There is always a reason for failure, but it may not be visible.
There's mechanical failure: physical damage to the casing or leads that breaks the electrical connections. Repeated stresses on the leads at the casing can break them off right there. Can also be fractures in the casing itself, which you may be unable to see without high magnification, and those fractures could propagate either into the die itself, or across the wires or bond points to leads or die, and pull them off. I don't know how likely either is, relative to other possibilities, but lead breakage is pretty danged easy to get.

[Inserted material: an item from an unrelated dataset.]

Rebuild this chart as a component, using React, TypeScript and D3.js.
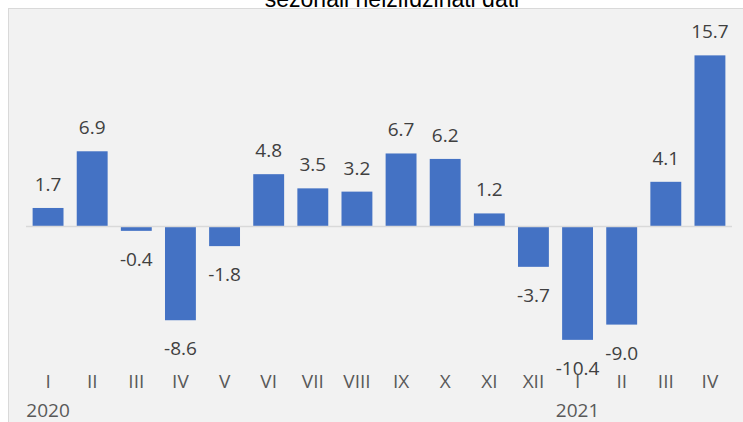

There's also static electricity, which can cause immediate failure, but usually doesn't in today's electronics. But it *can* cause latent damage, which can fail later on quite suddenly, or can cause strange behavior. *Any* handling of electronic components, even with ESD precautions and equipment, can cause ESD damage, though it is much more likely when precautions aren't used. Since it's not likely people will use precautions when handling the hall connector to plug into the controller, either at factory or in shipping/handling/packing, or installation, it's easily possible wiht most of the hall connectors out there to touch pins which will transfer any high voltage static charge on the finger to whatever pins that is, potentially damaging the halls attached to them.
The same thing can happen when the halls are being installed in the first place, at the factory (or during user repairs or mods), and is probably even more likely, as neither place is likely to use any kind of ESD protection.

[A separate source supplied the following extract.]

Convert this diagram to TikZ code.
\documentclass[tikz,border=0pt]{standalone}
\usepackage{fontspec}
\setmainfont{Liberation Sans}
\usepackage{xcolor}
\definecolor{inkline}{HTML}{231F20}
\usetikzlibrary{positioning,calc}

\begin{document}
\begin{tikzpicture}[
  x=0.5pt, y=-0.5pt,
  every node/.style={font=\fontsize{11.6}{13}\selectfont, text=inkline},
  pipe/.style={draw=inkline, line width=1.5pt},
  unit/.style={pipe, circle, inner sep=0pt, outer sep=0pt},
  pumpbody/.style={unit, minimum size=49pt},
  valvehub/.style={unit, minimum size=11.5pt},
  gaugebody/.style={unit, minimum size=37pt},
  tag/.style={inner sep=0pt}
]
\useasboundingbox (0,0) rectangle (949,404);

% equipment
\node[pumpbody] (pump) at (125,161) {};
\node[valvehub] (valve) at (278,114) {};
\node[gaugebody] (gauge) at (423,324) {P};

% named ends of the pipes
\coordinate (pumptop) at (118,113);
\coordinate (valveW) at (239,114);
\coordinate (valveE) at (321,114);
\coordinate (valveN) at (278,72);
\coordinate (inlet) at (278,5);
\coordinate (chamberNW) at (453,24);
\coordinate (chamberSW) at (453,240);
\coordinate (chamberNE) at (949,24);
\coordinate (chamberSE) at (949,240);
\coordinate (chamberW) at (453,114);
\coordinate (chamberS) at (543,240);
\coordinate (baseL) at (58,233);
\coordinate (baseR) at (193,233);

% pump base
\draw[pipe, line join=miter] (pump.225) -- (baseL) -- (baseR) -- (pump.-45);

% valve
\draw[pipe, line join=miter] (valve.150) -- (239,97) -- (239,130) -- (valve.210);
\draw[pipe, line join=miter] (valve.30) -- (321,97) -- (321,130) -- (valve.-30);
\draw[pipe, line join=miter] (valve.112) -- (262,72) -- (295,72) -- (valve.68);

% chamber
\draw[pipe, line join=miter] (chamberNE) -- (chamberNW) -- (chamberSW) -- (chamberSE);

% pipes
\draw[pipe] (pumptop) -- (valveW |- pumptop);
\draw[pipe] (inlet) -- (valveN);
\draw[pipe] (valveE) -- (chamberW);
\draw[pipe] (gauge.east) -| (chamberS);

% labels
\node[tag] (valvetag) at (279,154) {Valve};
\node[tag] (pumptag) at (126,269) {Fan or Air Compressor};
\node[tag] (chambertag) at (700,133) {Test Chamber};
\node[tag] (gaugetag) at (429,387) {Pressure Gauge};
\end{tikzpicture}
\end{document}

Then there's Murphy and the Gremlins, who like to sneak up and break stuff at random times just cuz, but I tend to think that this is caused by one of the above.
Most of the failures of parts can be traced back to how they were handled during installation (or elsewhere in the factory using them), in my experiences of failure analysis, when I worked at Honeywell a couple decades ago. Most of the rest are in how they are used in a design, where some factor was unaccounted for in the design, and they are overstressed electrically or sometimes mechanically. A very few may be actual part-manufacturing-defects.
Since most of the sensors in these motors are probably "chinese clones" of the "real" parts, I would guess but don't know that the manufacturing process of the sensors themselves might be a source of problems, but I would still bet more on the mechanical mishandling of them, or insufficient ESD precautions, even at the parts factory and distributors between them and the final usage point, than on manufacturing defects themselves.